==== Record list
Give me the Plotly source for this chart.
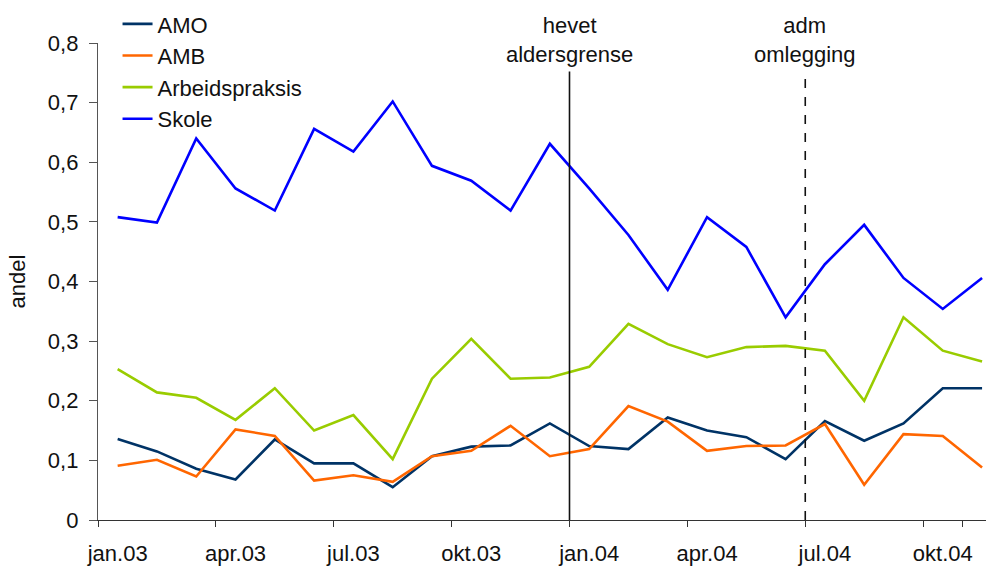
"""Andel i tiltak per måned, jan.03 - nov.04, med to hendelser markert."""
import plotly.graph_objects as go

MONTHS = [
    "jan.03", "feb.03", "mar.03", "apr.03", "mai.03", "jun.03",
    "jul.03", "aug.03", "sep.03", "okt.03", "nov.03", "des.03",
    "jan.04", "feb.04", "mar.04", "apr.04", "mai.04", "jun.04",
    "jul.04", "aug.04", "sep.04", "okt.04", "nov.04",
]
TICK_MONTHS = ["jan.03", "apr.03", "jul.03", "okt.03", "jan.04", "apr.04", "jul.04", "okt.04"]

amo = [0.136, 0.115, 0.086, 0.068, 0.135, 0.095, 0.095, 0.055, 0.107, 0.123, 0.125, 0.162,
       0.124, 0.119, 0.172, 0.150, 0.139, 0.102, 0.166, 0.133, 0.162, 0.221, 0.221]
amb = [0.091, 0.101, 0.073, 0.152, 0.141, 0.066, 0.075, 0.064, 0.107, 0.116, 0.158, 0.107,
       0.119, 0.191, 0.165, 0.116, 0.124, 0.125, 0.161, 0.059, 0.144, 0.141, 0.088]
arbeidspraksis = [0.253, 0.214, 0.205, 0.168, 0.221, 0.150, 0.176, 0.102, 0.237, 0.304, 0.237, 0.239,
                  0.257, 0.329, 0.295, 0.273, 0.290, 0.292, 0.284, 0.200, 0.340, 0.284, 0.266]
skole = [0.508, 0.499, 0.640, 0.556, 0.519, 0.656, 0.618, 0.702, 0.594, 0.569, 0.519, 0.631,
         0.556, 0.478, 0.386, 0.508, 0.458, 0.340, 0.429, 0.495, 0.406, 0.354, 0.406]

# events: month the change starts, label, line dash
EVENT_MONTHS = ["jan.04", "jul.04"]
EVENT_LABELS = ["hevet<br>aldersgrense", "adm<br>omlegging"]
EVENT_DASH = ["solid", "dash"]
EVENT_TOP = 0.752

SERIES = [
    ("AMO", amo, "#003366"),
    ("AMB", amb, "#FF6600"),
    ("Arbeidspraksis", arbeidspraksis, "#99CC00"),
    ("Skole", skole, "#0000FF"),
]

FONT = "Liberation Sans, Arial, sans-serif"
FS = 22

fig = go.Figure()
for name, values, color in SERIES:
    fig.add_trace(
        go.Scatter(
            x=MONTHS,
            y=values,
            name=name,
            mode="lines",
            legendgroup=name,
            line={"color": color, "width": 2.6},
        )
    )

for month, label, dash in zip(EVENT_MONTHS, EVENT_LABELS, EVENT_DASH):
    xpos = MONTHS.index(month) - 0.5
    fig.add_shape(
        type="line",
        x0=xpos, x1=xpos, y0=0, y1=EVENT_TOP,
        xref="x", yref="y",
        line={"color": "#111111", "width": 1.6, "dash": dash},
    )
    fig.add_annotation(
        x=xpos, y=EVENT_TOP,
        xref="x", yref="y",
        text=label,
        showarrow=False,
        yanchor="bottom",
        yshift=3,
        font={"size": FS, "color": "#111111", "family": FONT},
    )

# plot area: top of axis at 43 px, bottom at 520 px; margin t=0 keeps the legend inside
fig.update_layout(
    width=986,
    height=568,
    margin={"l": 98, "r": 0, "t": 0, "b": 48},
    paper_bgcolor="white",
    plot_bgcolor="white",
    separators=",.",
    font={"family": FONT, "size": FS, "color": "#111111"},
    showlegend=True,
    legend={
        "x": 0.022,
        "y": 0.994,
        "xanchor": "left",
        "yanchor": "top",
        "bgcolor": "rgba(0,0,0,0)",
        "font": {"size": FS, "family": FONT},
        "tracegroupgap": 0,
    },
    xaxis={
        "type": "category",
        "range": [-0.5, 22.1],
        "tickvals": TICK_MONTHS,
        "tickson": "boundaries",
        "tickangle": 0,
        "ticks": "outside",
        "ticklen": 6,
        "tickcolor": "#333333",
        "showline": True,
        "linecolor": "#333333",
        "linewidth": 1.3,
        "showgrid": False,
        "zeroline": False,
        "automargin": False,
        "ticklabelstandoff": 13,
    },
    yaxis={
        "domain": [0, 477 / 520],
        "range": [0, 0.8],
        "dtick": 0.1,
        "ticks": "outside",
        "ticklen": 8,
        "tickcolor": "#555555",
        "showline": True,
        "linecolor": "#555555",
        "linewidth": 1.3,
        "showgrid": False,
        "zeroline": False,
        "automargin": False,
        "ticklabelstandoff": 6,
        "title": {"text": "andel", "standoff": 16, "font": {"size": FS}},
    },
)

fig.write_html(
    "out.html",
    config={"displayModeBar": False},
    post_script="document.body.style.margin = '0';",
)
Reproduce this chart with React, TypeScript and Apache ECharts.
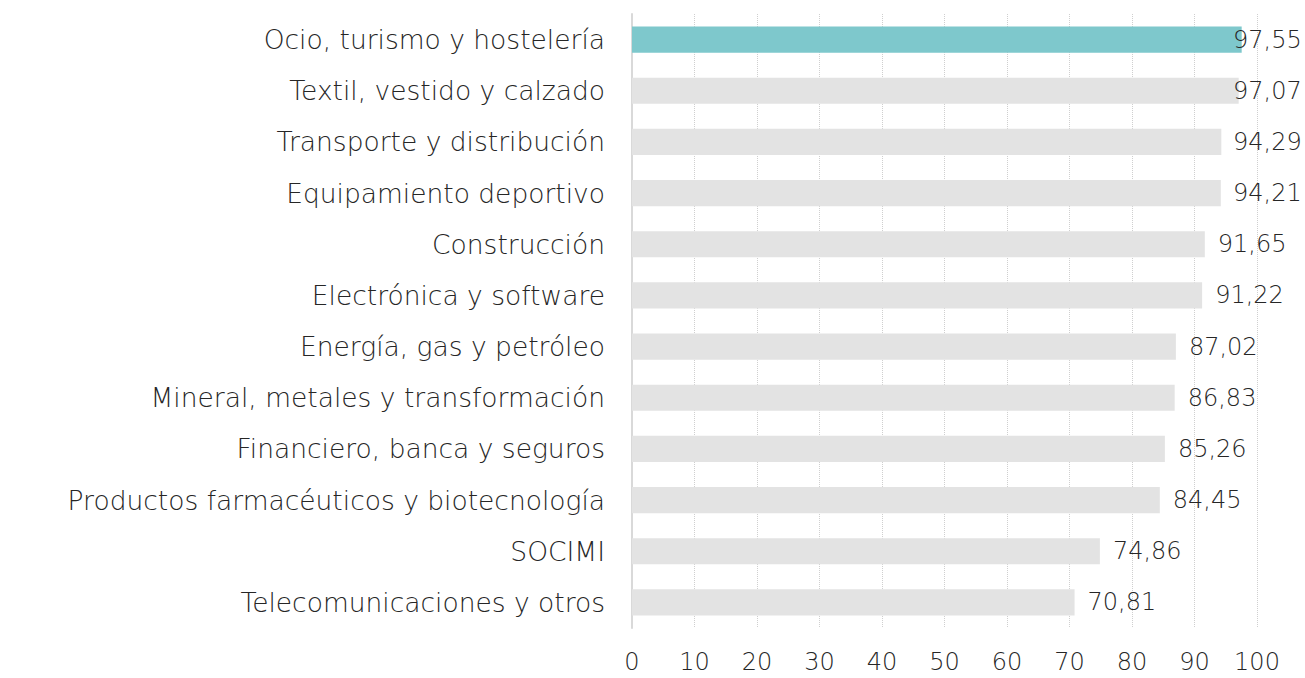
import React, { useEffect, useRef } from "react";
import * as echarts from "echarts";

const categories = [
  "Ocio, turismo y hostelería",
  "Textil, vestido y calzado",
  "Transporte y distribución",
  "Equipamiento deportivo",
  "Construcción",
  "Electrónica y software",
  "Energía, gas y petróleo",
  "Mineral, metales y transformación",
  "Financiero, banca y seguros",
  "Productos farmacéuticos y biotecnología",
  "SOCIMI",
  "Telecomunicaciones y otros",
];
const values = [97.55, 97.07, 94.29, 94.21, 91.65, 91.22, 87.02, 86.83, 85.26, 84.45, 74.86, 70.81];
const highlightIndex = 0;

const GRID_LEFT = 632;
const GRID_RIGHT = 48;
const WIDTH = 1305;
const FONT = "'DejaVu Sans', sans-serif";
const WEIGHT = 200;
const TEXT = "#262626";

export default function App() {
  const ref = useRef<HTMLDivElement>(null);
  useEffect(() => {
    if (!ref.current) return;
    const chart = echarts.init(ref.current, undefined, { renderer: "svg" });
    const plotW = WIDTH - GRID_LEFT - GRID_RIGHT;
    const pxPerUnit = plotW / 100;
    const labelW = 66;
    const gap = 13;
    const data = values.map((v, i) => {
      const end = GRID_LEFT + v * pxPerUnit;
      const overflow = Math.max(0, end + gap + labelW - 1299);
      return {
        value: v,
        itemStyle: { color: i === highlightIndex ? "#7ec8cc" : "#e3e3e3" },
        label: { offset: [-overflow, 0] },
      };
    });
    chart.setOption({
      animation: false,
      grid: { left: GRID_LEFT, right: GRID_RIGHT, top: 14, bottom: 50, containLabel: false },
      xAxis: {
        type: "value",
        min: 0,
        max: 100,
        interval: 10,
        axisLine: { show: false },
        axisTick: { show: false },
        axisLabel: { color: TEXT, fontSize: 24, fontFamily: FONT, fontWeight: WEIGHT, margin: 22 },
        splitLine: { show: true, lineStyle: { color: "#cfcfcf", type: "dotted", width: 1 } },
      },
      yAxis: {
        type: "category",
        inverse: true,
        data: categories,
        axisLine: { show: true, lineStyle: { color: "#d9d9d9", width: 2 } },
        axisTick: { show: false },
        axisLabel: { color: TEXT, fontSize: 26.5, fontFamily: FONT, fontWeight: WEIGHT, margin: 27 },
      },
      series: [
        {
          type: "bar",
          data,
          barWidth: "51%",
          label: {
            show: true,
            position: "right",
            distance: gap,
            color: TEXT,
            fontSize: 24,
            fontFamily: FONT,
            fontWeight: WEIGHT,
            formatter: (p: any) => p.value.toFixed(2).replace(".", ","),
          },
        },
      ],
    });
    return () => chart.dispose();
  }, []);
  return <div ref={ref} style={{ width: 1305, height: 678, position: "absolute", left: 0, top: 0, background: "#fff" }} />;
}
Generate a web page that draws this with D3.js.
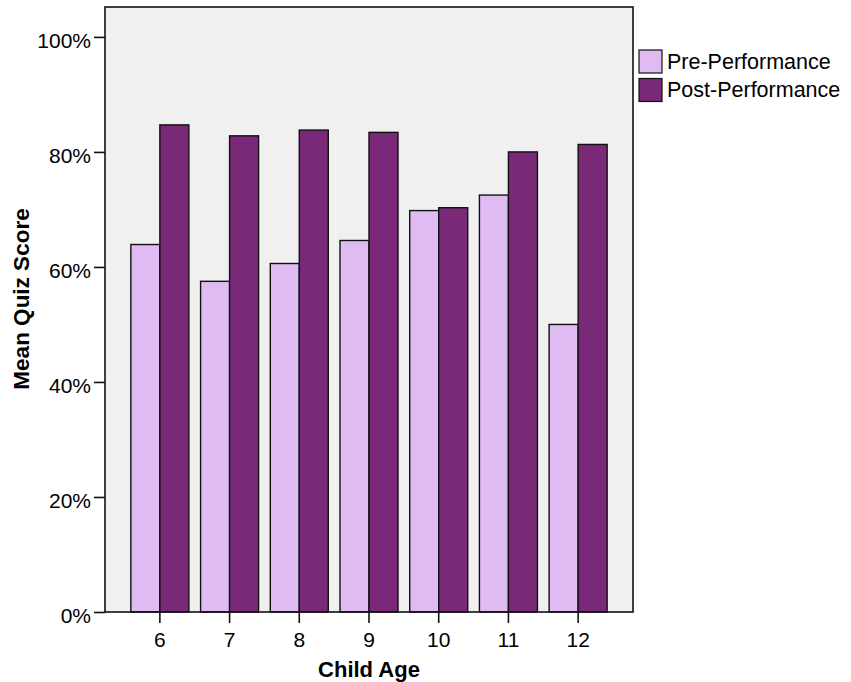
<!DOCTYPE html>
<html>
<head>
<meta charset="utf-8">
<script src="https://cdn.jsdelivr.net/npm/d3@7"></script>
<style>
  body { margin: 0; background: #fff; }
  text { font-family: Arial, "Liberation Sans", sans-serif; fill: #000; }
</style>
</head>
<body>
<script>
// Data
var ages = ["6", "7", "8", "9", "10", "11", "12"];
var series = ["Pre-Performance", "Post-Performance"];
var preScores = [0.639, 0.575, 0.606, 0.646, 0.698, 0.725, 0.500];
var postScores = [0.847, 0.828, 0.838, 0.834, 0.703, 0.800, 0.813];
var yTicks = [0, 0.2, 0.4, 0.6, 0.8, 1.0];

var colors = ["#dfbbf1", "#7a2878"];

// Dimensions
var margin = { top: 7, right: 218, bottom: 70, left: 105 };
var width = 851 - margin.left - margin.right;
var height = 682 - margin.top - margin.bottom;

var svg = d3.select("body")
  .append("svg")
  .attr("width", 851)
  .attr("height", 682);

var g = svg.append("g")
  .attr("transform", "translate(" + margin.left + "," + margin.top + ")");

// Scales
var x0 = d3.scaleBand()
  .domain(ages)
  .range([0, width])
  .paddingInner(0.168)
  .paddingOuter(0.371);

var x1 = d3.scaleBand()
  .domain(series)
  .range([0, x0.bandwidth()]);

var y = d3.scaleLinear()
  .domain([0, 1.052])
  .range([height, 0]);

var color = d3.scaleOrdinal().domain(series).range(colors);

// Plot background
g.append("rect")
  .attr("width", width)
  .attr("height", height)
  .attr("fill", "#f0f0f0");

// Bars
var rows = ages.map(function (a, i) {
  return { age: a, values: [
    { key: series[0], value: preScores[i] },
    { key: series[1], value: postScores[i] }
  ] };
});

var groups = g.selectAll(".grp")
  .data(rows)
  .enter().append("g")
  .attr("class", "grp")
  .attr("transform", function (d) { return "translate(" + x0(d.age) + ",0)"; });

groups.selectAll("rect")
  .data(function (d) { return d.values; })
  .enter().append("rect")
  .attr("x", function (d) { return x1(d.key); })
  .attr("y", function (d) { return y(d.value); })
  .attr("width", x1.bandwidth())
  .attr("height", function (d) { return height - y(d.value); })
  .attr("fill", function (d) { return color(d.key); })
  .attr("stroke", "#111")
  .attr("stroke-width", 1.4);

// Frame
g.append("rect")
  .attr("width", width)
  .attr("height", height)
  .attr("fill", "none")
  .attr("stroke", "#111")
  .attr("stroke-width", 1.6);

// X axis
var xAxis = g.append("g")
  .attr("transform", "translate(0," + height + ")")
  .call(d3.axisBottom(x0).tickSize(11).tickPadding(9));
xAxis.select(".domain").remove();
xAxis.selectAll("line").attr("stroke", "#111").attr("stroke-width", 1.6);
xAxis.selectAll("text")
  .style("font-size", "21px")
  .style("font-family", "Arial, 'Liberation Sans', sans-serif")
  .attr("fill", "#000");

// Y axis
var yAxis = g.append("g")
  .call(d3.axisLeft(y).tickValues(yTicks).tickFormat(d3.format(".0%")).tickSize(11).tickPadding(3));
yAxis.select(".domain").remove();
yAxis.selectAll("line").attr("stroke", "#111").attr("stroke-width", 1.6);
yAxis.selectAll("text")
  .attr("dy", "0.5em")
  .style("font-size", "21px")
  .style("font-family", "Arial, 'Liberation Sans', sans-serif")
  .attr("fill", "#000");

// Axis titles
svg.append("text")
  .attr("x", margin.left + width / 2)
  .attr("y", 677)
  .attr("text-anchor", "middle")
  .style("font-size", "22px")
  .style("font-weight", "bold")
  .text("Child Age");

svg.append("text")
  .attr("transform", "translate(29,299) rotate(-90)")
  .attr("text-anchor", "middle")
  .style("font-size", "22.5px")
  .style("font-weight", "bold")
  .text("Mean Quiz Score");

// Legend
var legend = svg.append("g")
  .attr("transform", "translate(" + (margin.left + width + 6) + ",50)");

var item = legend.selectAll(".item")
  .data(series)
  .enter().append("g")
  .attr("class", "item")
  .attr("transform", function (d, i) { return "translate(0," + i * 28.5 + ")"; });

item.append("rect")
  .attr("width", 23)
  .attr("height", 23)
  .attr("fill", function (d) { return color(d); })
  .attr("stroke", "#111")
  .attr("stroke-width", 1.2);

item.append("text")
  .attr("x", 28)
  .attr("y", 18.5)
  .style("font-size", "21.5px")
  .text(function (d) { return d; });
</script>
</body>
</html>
========
Instructions for the task
Restate only the lines running from the start of the material above through the line containing "import plotly.graph_objects as go", ends included. No pictures.

Result of the task
Give me the Plotly source for this chart.
"""Andel i tiltak per måned, jan.03 - nov.04, med to hendelser markert."""
import plotly.graph_objects as go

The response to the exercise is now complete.